8. Do you think history plays a vital role at the Ludwig von Mises Institute?
The Mises Institute has always been interested in history and hospitable to historians. I think of Ralph Raico, David Gordon, Thomas Woods, and many others. Mises himself often wrote historically, and was specifically interested, from a technical standpoint, in the relation of history and theory. That most Austrian economists are good historians is obvious from perusing any Austrian Scholars Conference program, or simply Mises.org itself. In any case, some of the best history being written today is being written by “historians” who do not have a Ph.D. in History. One has only to think of Robert Higgs, Hans Hoppe, Tom DiLorenzo, Mark Thornton, economists all and excellent historians at the same time. Much great history is presented at any Mises function. In any case, the Mises Institute reflects the truy holistic scholarly approach of Mises himself: if ever there was an “interdisciplinary” scholar, Ludwig von Mises was one. The Institute reflects this aspect of its namesake in many ways.
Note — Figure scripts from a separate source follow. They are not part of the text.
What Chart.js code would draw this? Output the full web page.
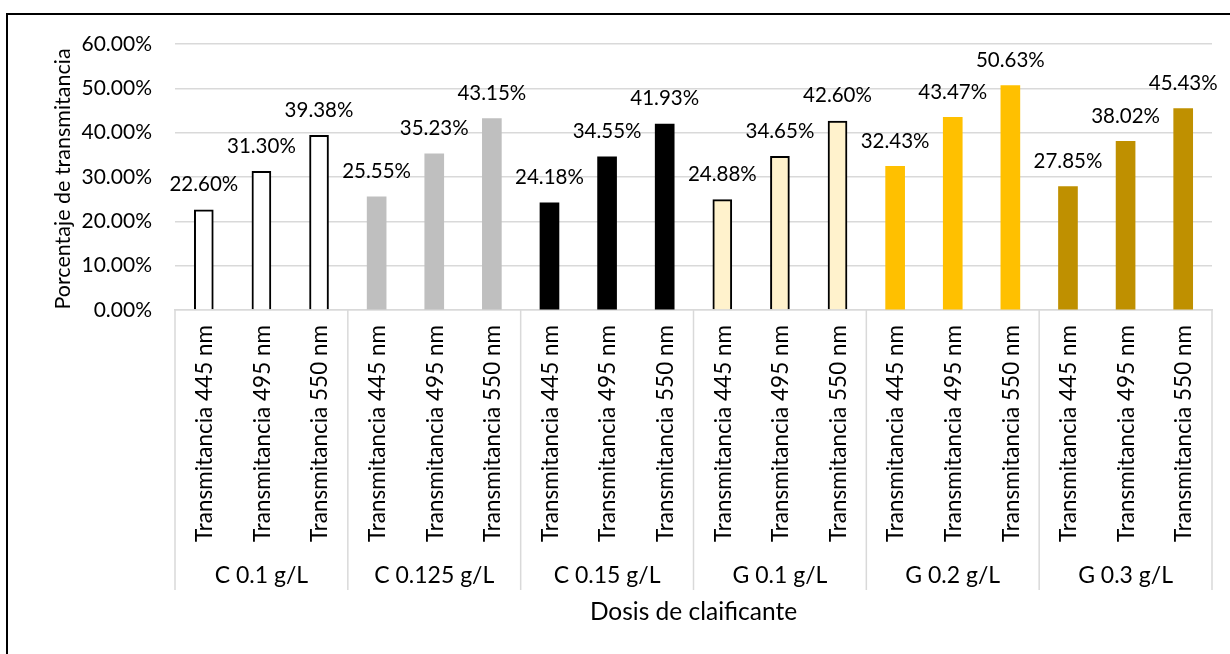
<!DOCTYPE html>
<html>
<head>
<meta charset="utf-8">
<script src="https://cdn.jsdelivr.net/npm/chart.js@4.4.1/dist/chart.umd.min.js"></script>
<style>
  html, body { margin: 0; padding: 0; background: #fff; }
  #wrap { width: 1230px; height: 654px; }
</style>
</head>
<body>
<div id="wrap"><canvas id="chart" width="1230" height="654"></canvas></div>
<script>
// Dose groups (outer category level) and wavelengths (inner level)
const groups = ['C 0.1 g/L', 'C 0.125 g/L', 'C 0.15 g/L', 'G 0.1 g/L', 'G 0.2 g/L', 'G 0.3 g/L'];
const wavelengths = ['Transmitancia 445 nm', 'Transmitancia 495 nm', 'Transmitancia 550 nm'];

// Transmittance (%) per dose, ordered 445 / 495 / 550 nm
const c01 = [22.60, 31.30, 39.38];
const c0125 = [25.55, 35.23, 43.15];
const c015 = [24.18, 34.55, 41.93];
const g01 = [24.88, 34.65, 42.60];
const g02 = [32.43, 43.47, 50.63];
const g03 = [27.85, 38.02, 45.43];

// Y axis range (%)
const yMin = 0;
const yMax = 60;
const yStep = 10;

const yTitle = 'Porcentaje de transmitancia';
const xTitle = 'Dosis de claificante';

// Per-group bar styling
const fills = ['#ffffff', '#bfbfbf', '#000000', '#fff2cc', '#ffc000', '#bf9000'];
const outlines = ['#000000', '#bfbfbf', '#000000', '#000000', '#ffc000', '#bf9000'];
const outlineW = [2, 0, 0, 2, 0, 0];

const seriesByGroup = [c01, c0125, c015, g01, g02, g03];
const labels = [];
const values = [];
const bg = [], bc = [], bw = [];
seriesByGroup.forEach((arr, g) => {
  arr.forEach((v, k) => {
    labels.push(wavelengths[k]);
    values.push(v);
    bg.push(fills[g]);
    bc.push(outlines[g]);
    bw.push(outlineW[g]);
  });
});

const FONT = 'Lato, "Open Sans", sans-serif';
const GRID = '#d9d9d9';

const decorations = {
  id: 'decorations',
  beforeDraw(chart) {
    const ctx = chart.ctx;
    ctx.save();
    ctx.fillStyle = '#ffffff';
    ctx.fillRect(0, 0, chart.width, chart.height);
    // outer frame
    ctx.fillStyle = '#000000';
    ctx.fillRect(6, 13, chart.width - 6, 2);
    ctx.fillRect(6, 13, 2, chart.height - 13);
    ctx.restore();
  },
  afterDraw(chart) {
    const ctx = chart.ctx;
    const area = chart.chartArea;
    const xs = chart.scales.x;
    const meta = chart.getDatasetMeta(0);
    const n = labels.length;
    const per = wavelengths.length;
    ctx.save();

    // group separators in the category axis
    ctx.strokeStyle = GRID;
    ctx.lineWidth = 1.5;
    for (let g = 0; g <= groups.length; g++) {
      let x;
      if (g === 0) x = area.left;
      else if (g === groups.length) x = area.right;
      else x = (xs.getPixelForValue(g * per - 1) + xs.getPixelForValue(g * per)) / 2;
      ctx.beginPath();
      ctx.moveTo(x, area.bottom);
      ctx.lineTo(x, area.bottom + 280);
      ctx.stroke();
    }

    // inner labels (rotated)
    ctx.fillStyle = '#000000';
    ctx.font = '22.5px ' + FONT;
    ctx.textAlign = 'right';
    ctx.textBaseline = 'middle';
    for (let i = 0; i < n; i++) {
      const x = xs.getPixelForValue(i);
      ctx.save();
      ctx.translate(x + 1, area.bottom + 15);
      ctx.rotate(-Math.PI / 2);
      ctx.fillText(labels[i], 0, 0);
      ctx.restore();
    }

    // outer group labels
    ctx.textAlign = 'center';
    ctx.font = '23px ' + FONT;
    for (let g = 0; g < groups.length; g++) {
      const x = xs.getPixelForValue(g * per + 1);
      ctx.fillText(groups[g], x, area.bottom + 266);
    }

    // axis titles
    ctx.font = '24.5px ' + FONT;
    ctx.fillText(xTitle, (area.left + area.right) / 2, area.bottom + 302);
    ctx.save();
    ctx.translate(63, (area.top + area.bottom) / 2 + 2);
    ctx.rotate(-Math.PI / 2);
    ctx.font = '21.5px ' + FONT;
    ctx.fillText(yTitle, 0, 0);
    ctx.restore();

    // value labels above bars
    ctx.font = '20.5px ' + FONT;
    ctx.textBaseline = 'bottom';
    meta.data.forEach((bar, i) => {
      ctx.fillText(values[i].toFixed(2) + '%', bar.x, bar.y - 15);
    });
    ctx.restore();
  }
};

new Chart(document.getElementById('chart'), {
  type: 'bar',
  data: {
    labels: labels,
    datasets: [{
      data: values,
      backgroundColor: bg,
      borderColor: bc,
      borderWidth: bw,
      barThickness: 19
    }]
  },
  options: {
    responsive: false,
    animation: false,
    devicePixelRatio: 1,
    layout: { padding: { top: 44, right: 18, bottom: 0, left: 0 } },
    plugins: { legend: { display: false }, tooltip: { enabled: false } },
    scales: {
      x: {
        grid: { display: false },
        border: { display: true, color: GRID, width: 1.5 },
        ticks: { display: false },
        afterFit(s) { s.height = 344; }
      },
      y: {
        min: yMin,
        max: yMax,
        ticks: {
          stepSize: yStep,
          padding: 23,
          color: '#000000',
          font: { family: FONT, size: 21 },
          callback: v => v.toFixed(2) + '%'
        },
        grid: { color: GRID, lineWidth: 1.5, drawTicks: false },
        border: { display: false },
        afterFit(s) { s.width = 175; }
      }
    }
  },
  plugins: [decorations]
});
</script>
</body>
</html>
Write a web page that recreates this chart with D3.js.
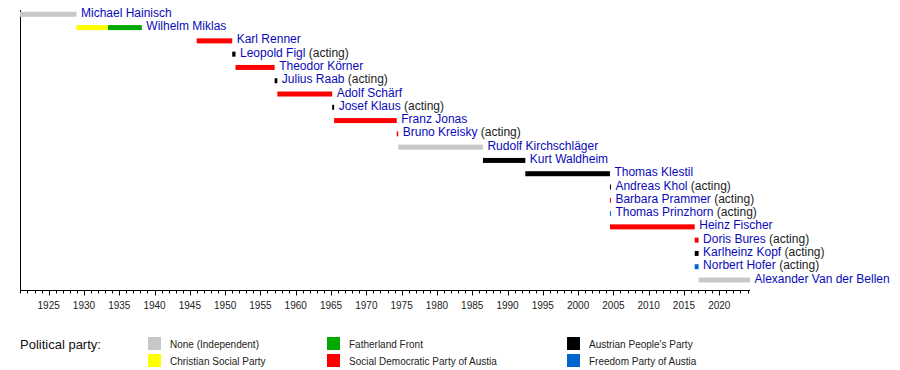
<!DOCTYPE html>
<html><head><meta charset="utf-8">
<script src="https://cdn.jsdelivr.net/npm/d3@7/dist/d3.min.js"></script>
<style>body{margin:0;background:#fff}svg{display:block}</style>
</head><body><svg id="c" width="900" height="370"></svg>
<script>
const presidents = ["Michael Hainisch","Wilhelm Miklas","Karl Renner","Leopold Figl","Theodor Körner","Julius Raab","Adolf Schärf","Josef Klaus","Franz Jonas","Bruno Kreisky","Rudolf Kirchschläger","Kurt Waldheim","Thomas Klestil","Andreas Khol","Barbara Prammer","Thomas Prinzhorn","Heinz Fischer","Doris Bures","Karlheinz Kopf","Norbert Hofer","Alexander Van der Bellen"];
const acting = [false,false,false,true,false,true,false,true,false,true,false,false,false,true,true,true,false,true,true,true,false];
// term segments: row index, party, start, end (decimal years)
const segRow   = [0,1,1,2,3,4,5,6,7,8,9,10,11,12,13,14,15,16,17,18,19,20];
const segParty = ["none","csp","ff","spo","ovp","spo","ovp","spo","ovp","spo","spo","none","ovp","ovp","ovp","spo","fpo","spo","spo","ovp","fpo","none"];
const segStart = [1920.94,1928.94,1933.40,1945.97,1951.00,1951.47,1957.01,1957.39,1965.16,1965.44,1974.31,1974.52,1986.52,1992.52,2004.51,2004.51,2004.51,2004.52,2016.52,2016.52,2016.52,2017.07];
const segEnd   = [1928.94,1933.40,1938.20,1951.00,1951.47,1957.01,1957.39,1965.16,1965.44,1974.31,1974.52,1986.52,1992.52,2004.51,2004.52,2004.52,2004.52,2016.52,2017.07,2017.07,2017.07,2024.35];
const partyKeys = ["none","csp","ff","spo","ovp","fpo"];
const partyNames = ["None (Independent)","Christian Social Party","Fatherland Front","Social Democratic Party of Austia","Austrian People's Party","Freedom Party of Austia"];
const partyColors = ["#c8c8c8","#ffff00","#00aa00","#ff0000","#000000","#0066cc"];
const majorTicks = d3.range(1925, 2021, 5);
const minorTicks = d3.range(1921, 2025, 1);
const domain = [1920.94, 2024.35];

const svg = d3.select("#c");
const x = d3.scaleLinear().domain(domain).range([20, 750]);
const y = d3.scalePoint().domain(d3.range(presidents.length)).range([14.3, 280]);
const color = d3.scaleOrdinal().domain(partyKeys).range(partyColors);
const barH = 5;

// axes lines
svg.append("line").attr("x1",20.5).attr("x2",20.5).attr("y1",10).attr("y2",291).attr("stroke","#000");
const axisG = svg.append("g").attr("transform","translate(0,290.5)");
axisG.append("line").attr("x1",20).attr("x2",750).attr("stroke","#000");
axisG.selectAll("line.minor").data(minorTicks).join("line").attr("class","minor")
  .attr("x1",d=>Math.round(x(d))+0.5).attr("x2",d=>Math.round(x(d))+0.5).attr("y1",0).attr("y2",3).attr("stroke","#000");
axisG.selectAll("line.major").data(majorTicks).join("line").attr("class","major")
  .attr("x1",d=>Math.round(x(d))+0.5).attr("x2",d=>Math.round(x(d))+0.5).attr("y1",0).attr("y2",5).attr("stroke","#000");
axisG.selectAll("text").data(majorTicks).join("text")
  .attr("x",d=>x(d)).attr("y",18).attr("text-anchor","middle")
  .attr("font-family","Liberation Sans, Arial, sans-serif").attr("font-size",10).attr("fill","#222").text(d=>d);

// bars
const segs = segRow.map((r,i)=>({r, p:segParty[i], s:segStart[i], e:segEnd[i]}));
svg.selectAll("rect.bar").data(segs).join("rect").attr("class","bar")
  .attr("x",d=>x(d.s)).attr("y",d=>y(d.r)-barH/2)
  .attr("width",d=>Math.max(1, x(d.e)-x(d.s))).attr("height",barH)
  .attr("fill",d=>color(d.p));

// labels
const rowEnd = presidents.map((n,i)=>d3.max(segs.filter(s=>s.r===i), s=>Math.max(x(s.e), x(s.s)+1)));
const lab = svg.selectAll("text.lab").data(presidents).join("text").attr("class","lab")
  .attr("x",(d,i)=>rowEnd[i]+4.5).attr("y",(d,i)=>y(i)+2.6)
  .attr("font-family","Liberation Sans, Arial, sans-serif").attr("font-size",12);
lab.append("tspan").attr("fill","#0a0ab8").text(d=>d);
lab.filter((d,i)=>acting[i]).append("tspan").attr("fill","#222").text(" (acting)");

// legend
svg.append("text").attr("x",20).attr("y",348.5).attr("font-family","Liberation Sans, Arial, sans-serif")
  .attr("font-size",13).attr("fill","#111").text("Political party:");
const colX = [148, 327, 567];
const leg = svg.selectAll("g.leg").data(partyKeys).join("g").attr("class","leg")
  .attr("transform",(d,i)=>`translate(${colX[Math.floor(i/2)]},${i%2===0?337:354})`);
leg.append("rect").attr("width",13).attr("height",13).attr("fill",d=>color(d));
leg.append("text").attr("x",22).attr("y",11).attr("font-family","Liberation Sans, Arial, sans-serif")
  .attr("font-size",10).attr("fill","#222").text((d,i)=>partyNames[i]);
</script></body></html>
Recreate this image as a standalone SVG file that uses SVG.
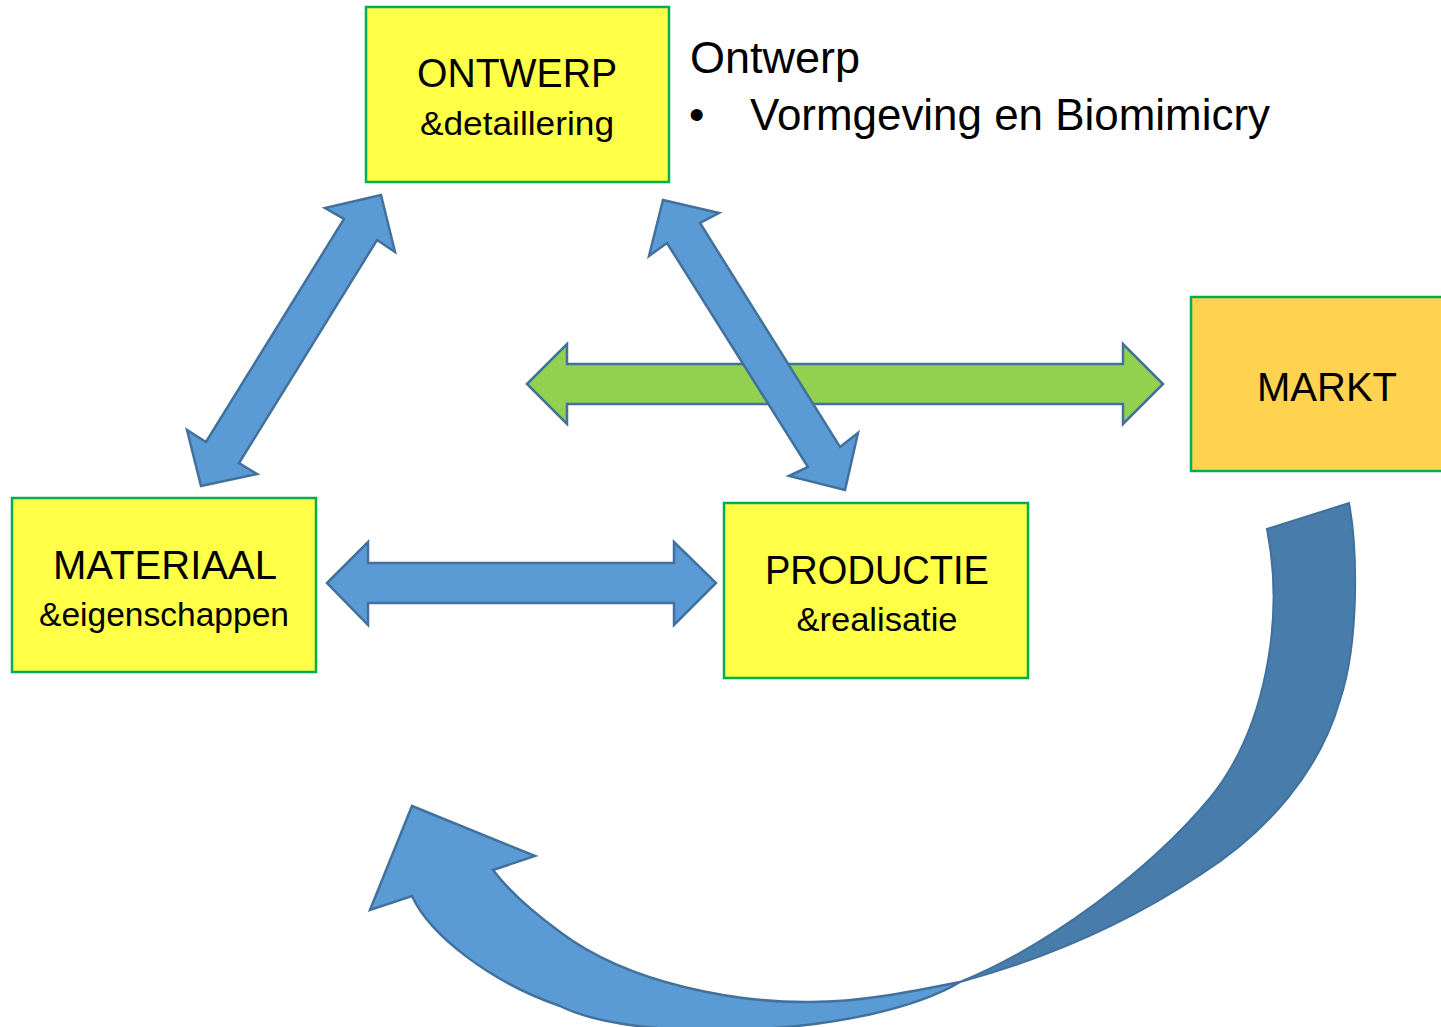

9. What are your impressions of the current state of libertarianism? Are you optimistic about the future?
As bad as things look for the forces of libertarianism and for liberty itself, my feeling is that they have loowebked worse at many points during the last 40 or 50 years. Much groundwork has been laid by the the libertarian movement, and this should be encouraging. The Mises Institute, the Independent Institute, and many other organizations provide an infrastructure that has not existed before. Political activities can be very important, but they are often ephemeral. Educational activities, fueled by the new media and the new communities deriving from them, create the most fundamental kind of change.